Let me take this opportunity to pay particular tribute to Sir Brian Leveson, who is no shield. His independent review has driven the reforms that we are taking forward; it is rigorous, thoughtful and absolutely clear about the scale of the challenge before us. Let us be very straight: the reforms being proposed, which will be set out in due course before this House, are not plucked out of thin air but the result of intensive, careful work undertaken by the most senior lawyers, academics and members of the judiciary. The modernisation programme will be built on evidence. These are difficult decisions and no doubt uncomfortable for some in the legal profession, but they are absolutely vital for a properly functioning and robust system that we can be proud of to take into the future.

Let me bust some of the myths that we have heard in the debate. Some right hon. and hon. Members have suggested that these changes tear up a historical right to a jury trial. Let me be abundantly clear that they do not. Article 40 of Magna Carta reminds us that we must not

“deny, or delay right or justice”,

giving us the old adage that justice delayed is justice denied. Sadly, in this country today, justice delayed has become justice denied for far too many victims. The Government will not cling to mythological tradition at the expense of fairness, effectiveness and public confidence. We will rise to meet the challenge of the day, rather than living in the past.

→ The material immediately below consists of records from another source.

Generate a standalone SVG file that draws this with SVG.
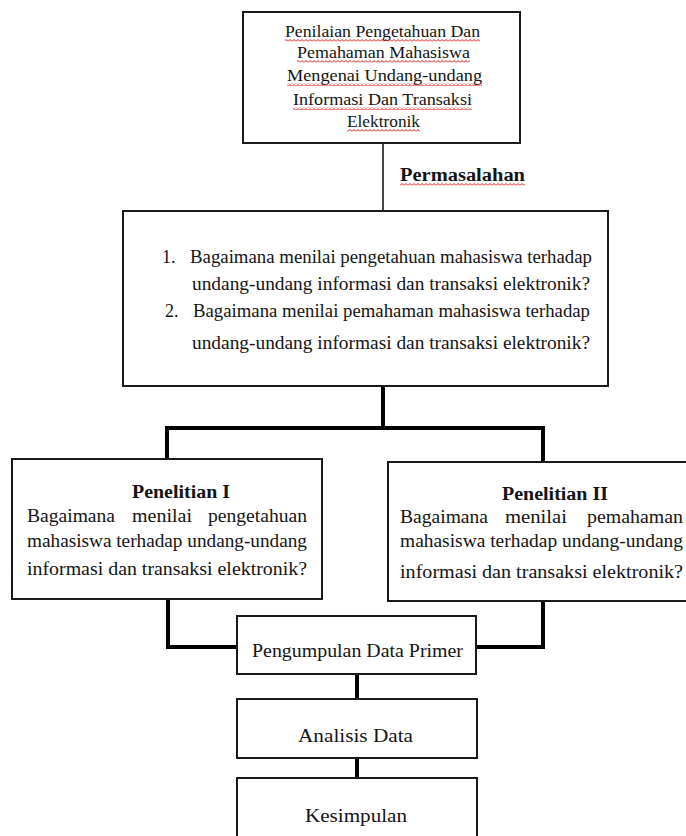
<svg xmlns="http://www.w3.org/2000/svg" width="686" height="836" viewBox="0 0 686 836">
<defs>
<pattern id="squig" x="0" y="0" width="4" height="3" patternUnits="userSpaceOnUse">
<path d="M0,2.5 L2,0.5 L4,2.5" stroke="#e01010" stroke-width="1" fill="none"/>
</pattern>
</defs>
<style>
.box{fill:#fff;stroke:#1a1a1a;stroke-width:2}
.t{font-family:"Liberation Serif","Times New Roman",serif;fill:#141414}
.s16{font-size:16px}
.s18{font-size:18px}
.b{font-weight:bold}
.c{text-anchor:middle}
.thick{fill:none;stroke:#000;stroke-width:4}
.thin{fill:none;stroke:#444;stroke-width:2}
.sq{fill:url(#squig)}
</style>
<rect width="686" height="836" fill="#fff"/>
<g id="connectors">
<path class="thin" d="M383,143 V211"/>
<path class="thick" d="M383,386 V428 M167,459 V428 H543 V462"/>
<path class="thick" d="M168,599 V647 H237 M543,601 V647 H477"/>
<path class="thick" d="M357,675 V699 M357,758 V778"/>
<text class="t s18 b" x="400" y="181" textLength="125" lengthAdjust="spacingAndGlyphs">Permasalahan</text>
<rect class="sq" x="400" y="183" width="125" height="3"/>
</g>
<g id="node-judul">
<rect class="box" x="243" y="12" width="277" height="131"/>
<text class="t s16" x="285" y="37" textLength="195" lengthAdjust="spacingAndGlyphs">Penilaian Pengetahuan Dan</text>
<text class="t s16" x="297" y="58" textLength="173" lengthAdjust="spacingAndGlyphs">Pemahaman Mahasiswa</text>
<text class="t s16" x="287" y="81" textLength="195" lengthAdjust="spacingAndGlyphs">Mengenai Undang-undang</text>
<text class="t s16" x="293" y="105" textLength="179" lengthAdjust="spacingAndGlyphs">Informasi Dan Transaksi</text>
<text class="t s16" x="347" y="127" textLength="73" lengthAdjust="spacingAndGlyphs">Elektronik</text>
<rect class="sq" x="285" y="39" width="195" height="3"/>
<rect class="sq" x="297" y="60" width="173" height="3"/>
<rect class="sq" x="287" y="83" width="195" height="3"/>
<rect class="sq" x="293" y="107" width="179" height="3"/>
<rect class="sq" x="347" y="129" width="73" height="3"/>
</g>
<g id="node-permasalahan">
<rect class="box" x="123" y="211" width="485" height="175"/>
<text class="t s18" x="162" y="263">1.</text>
<text class="t s18" x="190" y="263" textLength="402" lengthAdjust="spacingAndGlyphs">Bagaimana menilai pengetahuan mahasiswa terhadap</text>
<text class="t s18" x="192" y="290" textLength="398" lengthAdjust="spacingAndGlyphs">undang-undang informasi dan transaksi elektronik?</text>
<text class="t s18" x="165" y="317">2.</text>
<text class="t s18" x="193" y="317" textLength="397" lengthAdjust="spacingAndGlyphs">Bagaimana menilai pemahaman mahasiswa terhadap</text>
<text class="t s18" x="192" y="349" textLength="398" lengthAdjust="spacingAndGlyphs">undang-undang informasi dan transaksi elektronik?</text>
</g>
<g id="node-penelitian1">
<rect class="box" x="12" y="459" width="310" height="140"/>
<text class="t s18 b" x="132" y="498" textLength="98" lengthAdjust="spacingAndGlyphs">Penelitian I</text>
<text class="t s18" y="522"><tspan x="27" textLength="88" lengthAdjust="spacingAndGlyphs">Bagaimana</tspan><tspan x="132" textLength="60" lengthAdjust="spacingAndGlyphs">menilai</tspan><tspan x="208" textLength="99" lengthAdjust="spacingAndGlyphs">pengetahuan</tspan></text>
<text class="t s18" x="27" y="547" textLength="280" lengthAdjust="spacingAndGlyphs">mahasiswa terhadap undang-undang</text>
<text class="t s18" x="27" y="575" textLength="280" lengthAdjust="spacingAndGlyphs">informasi dan transaksi elektronik?</text>
</g>
<g id="node-penelitian2">
<rect class="box" x="388" y="462" width="310" height="139"/>
<text class="t s18 b" x="502" y="500" textLength="106" lengthAdjust="spacingAndGlyphs">Penelitian II</text>
<text class="t s18" y="523"><tspan x="400" textLength="88" lengthAdjust="spacingAndGlyphs">Bagaimana</tspan><tspan x="505" textLength="62" lengthAdjust="spacingAndGlyphs">menilai</tspan><tspan x="587" textLength="96" lengthAdjust="spacingAndGlyphs">pemahaman</tspan></text>
<text class="t s18" x="400" y="547" textLength="283" lengthAdjust="spacingAndGlyphs">mahasiswa terhadap undang-undang</text>
<text class="t s18" x="400" y="578" textLength="283" lengthAdjust="spacingAndGlyphs">informasi dan transaksi elektronik?</text>
</g>
<g id="node-pengumpulan">
<rect class="box" x="237" y="616" width="239" height="58"/>
<text class="t s18" x="252" y="657" textLength="211" lengthAdjust="spacingAndGlyphs">Pengumpulan Data Primer</text>
</g>
<g id="node-analisis">
<rect class="box" x="237" y="699" width="240" height="59"/>
<text class="t s18" x="298" y="742" textLength="115" lengthAdjust="spacingAndGlyphs">Analisis Data</text>
</g>
<g id="node-kesimpulan">
<rect class="box" x="237" y="778" width="240" height="70"/>
<text class="t s18" x="305" y="822" textLength="102" lengthAdjust="spacingAndGlyphs">Kesimpulan</text>
</g>
</svg>
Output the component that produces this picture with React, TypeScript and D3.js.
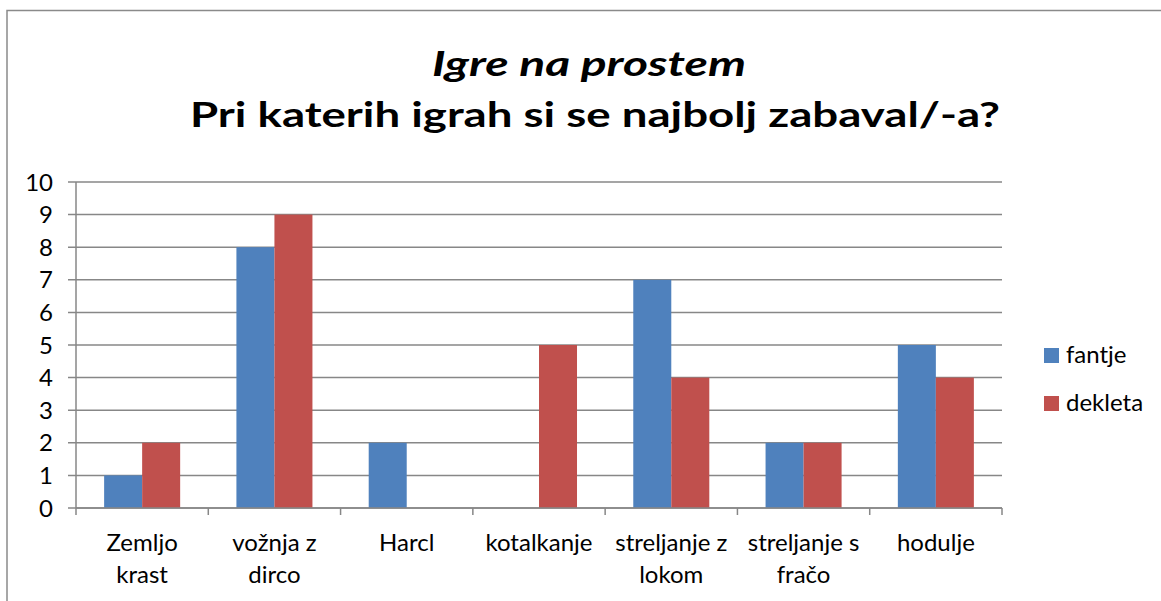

I have heard on countless occasions the assertion that this Government are scrapping jury trials. That is not true. Everyone has and will always have the right to a fair trial, as my hon. Friend the Member for Derby North (Catherine Atkinson) made clear in her compelling speech. There has never been an inalienable or unqualified right to a trial by jury.

Let us set out the maths in some detail, because this is very important. Currently, 10% of all criminal cases are subject to jury trial. Some 7% of those are pleas, where there is no trial, so just 3% are subject to a jury trial. The reforms before the House would reduce that number to just 1.5%. These are modest reforms affecting a small proportion of the criminal cases in our country.